# [Aim]
Return, word for word, the lines from the line holding "Write the Apache ECharts code for this chart." through the line holding "var rSquared = 0.9964;". Include both end lines and no others.

═════ Data to use

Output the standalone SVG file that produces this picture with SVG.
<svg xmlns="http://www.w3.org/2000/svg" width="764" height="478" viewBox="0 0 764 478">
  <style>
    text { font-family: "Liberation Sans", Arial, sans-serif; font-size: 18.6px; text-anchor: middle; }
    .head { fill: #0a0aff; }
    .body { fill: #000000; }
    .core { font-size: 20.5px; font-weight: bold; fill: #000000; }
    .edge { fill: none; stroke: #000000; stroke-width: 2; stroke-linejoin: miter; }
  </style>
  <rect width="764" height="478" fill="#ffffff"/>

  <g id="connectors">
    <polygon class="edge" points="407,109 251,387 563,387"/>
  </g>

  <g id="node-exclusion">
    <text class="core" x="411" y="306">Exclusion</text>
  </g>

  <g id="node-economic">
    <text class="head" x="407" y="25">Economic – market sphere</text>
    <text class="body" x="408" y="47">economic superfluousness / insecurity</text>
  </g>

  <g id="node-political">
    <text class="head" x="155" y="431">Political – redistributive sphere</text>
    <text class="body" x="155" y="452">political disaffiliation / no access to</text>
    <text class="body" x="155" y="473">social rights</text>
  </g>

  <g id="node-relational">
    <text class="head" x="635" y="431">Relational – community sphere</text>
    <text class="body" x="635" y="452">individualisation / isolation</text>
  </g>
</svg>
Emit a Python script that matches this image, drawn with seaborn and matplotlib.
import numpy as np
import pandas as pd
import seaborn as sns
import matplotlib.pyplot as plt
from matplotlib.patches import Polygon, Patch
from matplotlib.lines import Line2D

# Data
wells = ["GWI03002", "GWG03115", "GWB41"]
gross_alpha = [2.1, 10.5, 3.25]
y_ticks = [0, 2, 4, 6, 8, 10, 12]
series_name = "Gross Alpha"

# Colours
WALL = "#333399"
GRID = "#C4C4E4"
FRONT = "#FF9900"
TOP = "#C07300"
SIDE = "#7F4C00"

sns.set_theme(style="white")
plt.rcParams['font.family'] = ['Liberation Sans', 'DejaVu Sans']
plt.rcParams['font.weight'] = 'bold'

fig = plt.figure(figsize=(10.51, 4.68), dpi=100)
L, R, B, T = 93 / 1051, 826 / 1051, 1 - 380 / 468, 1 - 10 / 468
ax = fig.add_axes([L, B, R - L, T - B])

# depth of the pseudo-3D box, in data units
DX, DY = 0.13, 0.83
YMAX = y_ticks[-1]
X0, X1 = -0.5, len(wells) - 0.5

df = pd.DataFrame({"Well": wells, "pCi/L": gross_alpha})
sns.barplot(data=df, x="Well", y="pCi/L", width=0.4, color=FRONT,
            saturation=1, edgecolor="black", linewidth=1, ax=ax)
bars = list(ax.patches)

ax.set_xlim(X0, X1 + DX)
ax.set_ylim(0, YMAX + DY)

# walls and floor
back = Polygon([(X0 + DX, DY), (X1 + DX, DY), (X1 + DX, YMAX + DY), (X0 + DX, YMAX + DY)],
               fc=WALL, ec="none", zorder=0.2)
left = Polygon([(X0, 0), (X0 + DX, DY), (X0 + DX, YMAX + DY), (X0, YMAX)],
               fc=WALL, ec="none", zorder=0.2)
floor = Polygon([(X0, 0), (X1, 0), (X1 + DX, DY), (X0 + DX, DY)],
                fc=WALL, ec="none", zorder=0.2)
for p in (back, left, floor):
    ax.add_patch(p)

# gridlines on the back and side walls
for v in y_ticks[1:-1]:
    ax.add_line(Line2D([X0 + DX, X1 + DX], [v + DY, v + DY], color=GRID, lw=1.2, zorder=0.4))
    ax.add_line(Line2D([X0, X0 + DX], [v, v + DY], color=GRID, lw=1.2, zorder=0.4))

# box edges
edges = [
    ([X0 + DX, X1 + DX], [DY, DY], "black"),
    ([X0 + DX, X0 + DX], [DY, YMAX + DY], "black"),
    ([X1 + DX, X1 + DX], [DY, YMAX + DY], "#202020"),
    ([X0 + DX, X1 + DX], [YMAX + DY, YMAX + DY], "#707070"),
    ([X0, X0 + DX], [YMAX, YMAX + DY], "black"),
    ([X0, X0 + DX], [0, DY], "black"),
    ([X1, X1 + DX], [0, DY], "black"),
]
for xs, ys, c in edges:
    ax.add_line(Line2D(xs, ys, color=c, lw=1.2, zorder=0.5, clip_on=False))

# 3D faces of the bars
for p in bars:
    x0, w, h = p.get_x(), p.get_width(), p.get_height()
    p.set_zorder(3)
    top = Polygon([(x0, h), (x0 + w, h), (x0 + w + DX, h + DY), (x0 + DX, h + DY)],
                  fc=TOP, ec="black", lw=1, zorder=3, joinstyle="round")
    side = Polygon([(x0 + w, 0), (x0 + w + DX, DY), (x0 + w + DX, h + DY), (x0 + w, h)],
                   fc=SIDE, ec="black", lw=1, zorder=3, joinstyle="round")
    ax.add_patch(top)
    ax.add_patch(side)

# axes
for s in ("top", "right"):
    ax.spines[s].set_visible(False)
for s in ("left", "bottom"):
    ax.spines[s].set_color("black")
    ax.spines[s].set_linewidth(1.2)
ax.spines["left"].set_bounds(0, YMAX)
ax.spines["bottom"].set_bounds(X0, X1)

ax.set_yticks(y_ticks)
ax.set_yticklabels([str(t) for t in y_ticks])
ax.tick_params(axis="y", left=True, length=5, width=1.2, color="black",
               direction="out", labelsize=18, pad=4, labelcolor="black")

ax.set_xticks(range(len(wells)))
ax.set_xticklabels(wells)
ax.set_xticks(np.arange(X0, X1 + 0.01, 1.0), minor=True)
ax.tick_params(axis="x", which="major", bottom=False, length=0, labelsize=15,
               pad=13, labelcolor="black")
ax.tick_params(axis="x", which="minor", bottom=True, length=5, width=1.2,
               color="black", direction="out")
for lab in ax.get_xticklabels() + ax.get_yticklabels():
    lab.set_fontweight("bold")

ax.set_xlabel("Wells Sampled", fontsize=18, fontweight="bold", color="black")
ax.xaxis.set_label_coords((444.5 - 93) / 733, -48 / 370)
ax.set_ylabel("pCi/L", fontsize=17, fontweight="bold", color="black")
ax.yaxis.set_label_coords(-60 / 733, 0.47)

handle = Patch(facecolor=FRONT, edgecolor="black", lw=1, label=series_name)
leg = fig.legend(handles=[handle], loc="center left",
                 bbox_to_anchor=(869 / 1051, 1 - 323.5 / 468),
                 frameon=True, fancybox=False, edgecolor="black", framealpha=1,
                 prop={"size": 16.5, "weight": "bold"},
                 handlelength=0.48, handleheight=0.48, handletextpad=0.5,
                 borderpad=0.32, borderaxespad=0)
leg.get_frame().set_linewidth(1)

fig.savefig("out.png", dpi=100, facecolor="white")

══════════
═════ Data to use

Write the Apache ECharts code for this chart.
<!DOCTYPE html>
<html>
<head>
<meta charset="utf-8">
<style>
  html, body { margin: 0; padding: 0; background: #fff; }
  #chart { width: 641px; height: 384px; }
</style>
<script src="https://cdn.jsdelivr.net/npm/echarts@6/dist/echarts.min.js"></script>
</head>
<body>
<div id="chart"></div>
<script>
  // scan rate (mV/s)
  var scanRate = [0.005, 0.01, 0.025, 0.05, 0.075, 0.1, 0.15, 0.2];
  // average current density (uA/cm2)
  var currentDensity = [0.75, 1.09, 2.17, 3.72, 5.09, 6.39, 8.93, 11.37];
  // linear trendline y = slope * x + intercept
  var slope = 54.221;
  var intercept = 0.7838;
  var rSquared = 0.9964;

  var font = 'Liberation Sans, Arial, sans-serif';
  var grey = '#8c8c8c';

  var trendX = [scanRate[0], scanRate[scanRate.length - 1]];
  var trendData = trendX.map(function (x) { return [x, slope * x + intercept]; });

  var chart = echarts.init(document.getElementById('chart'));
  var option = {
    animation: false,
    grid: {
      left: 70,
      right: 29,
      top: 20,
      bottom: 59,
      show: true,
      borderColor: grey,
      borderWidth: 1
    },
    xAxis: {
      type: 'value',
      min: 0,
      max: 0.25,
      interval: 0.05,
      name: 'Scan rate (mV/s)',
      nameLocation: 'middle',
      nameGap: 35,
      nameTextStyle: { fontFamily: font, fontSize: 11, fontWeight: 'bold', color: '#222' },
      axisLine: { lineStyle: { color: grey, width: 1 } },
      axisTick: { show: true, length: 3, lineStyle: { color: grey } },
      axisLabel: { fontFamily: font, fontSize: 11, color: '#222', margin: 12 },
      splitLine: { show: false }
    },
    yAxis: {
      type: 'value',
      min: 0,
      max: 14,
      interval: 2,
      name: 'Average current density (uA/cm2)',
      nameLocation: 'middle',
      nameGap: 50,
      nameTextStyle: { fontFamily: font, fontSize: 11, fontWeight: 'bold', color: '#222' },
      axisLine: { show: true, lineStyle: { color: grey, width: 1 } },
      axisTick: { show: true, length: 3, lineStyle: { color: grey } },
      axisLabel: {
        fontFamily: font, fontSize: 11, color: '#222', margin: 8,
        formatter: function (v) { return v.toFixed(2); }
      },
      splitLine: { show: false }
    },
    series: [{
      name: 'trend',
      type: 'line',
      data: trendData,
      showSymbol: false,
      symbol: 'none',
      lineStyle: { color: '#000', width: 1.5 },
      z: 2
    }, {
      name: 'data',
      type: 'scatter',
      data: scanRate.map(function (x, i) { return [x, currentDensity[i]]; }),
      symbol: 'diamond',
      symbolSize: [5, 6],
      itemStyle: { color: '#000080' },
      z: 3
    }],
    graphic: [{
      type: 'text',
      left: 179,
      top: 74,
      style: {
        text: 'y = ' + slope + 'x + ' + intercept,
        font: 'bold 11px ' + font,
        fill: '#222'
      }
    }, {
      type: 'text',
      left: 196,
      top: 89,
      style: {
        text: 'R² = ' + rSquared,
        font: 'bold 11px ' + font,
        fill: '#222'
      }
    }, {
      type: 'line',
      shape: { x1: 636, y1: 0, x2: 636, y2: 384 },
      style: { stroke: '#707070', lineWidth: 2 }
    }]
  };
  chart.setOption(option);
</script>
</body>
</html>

══════════

# [Expected answer]
Write the Apache ECharts code for this chart.
<!DOCTYPE html>
<html>
<head>
<meta charset="utf-8">
<style>
  html, body { margin: 0; padding: 0; background: #fff; }
  #chart { width: 641px; height: 384px; }
</style>
<script src="https://cdn.jsdelivr.net/npm/echarts@6/dist/echarts.min.js"></script>
</head>
<body>
<div id="chart"></div>
<script>
  // scan rate (mV/s)
  var scanRate = [0.005, 0.01, 0.025, 0.05, 0.075, 0.1, 0.15, 0.2];
  // average current density (uA/cm2)
  var currentDensity = [0.75, 1.09, 2.17, 3.72, 5.09, 6.39, 8.93, 11.37];
  // linear trendline y = slope * x + intercept
  var slope = 54.221;
  var intercept = 0.7838;
  var rSquared = 0.9964;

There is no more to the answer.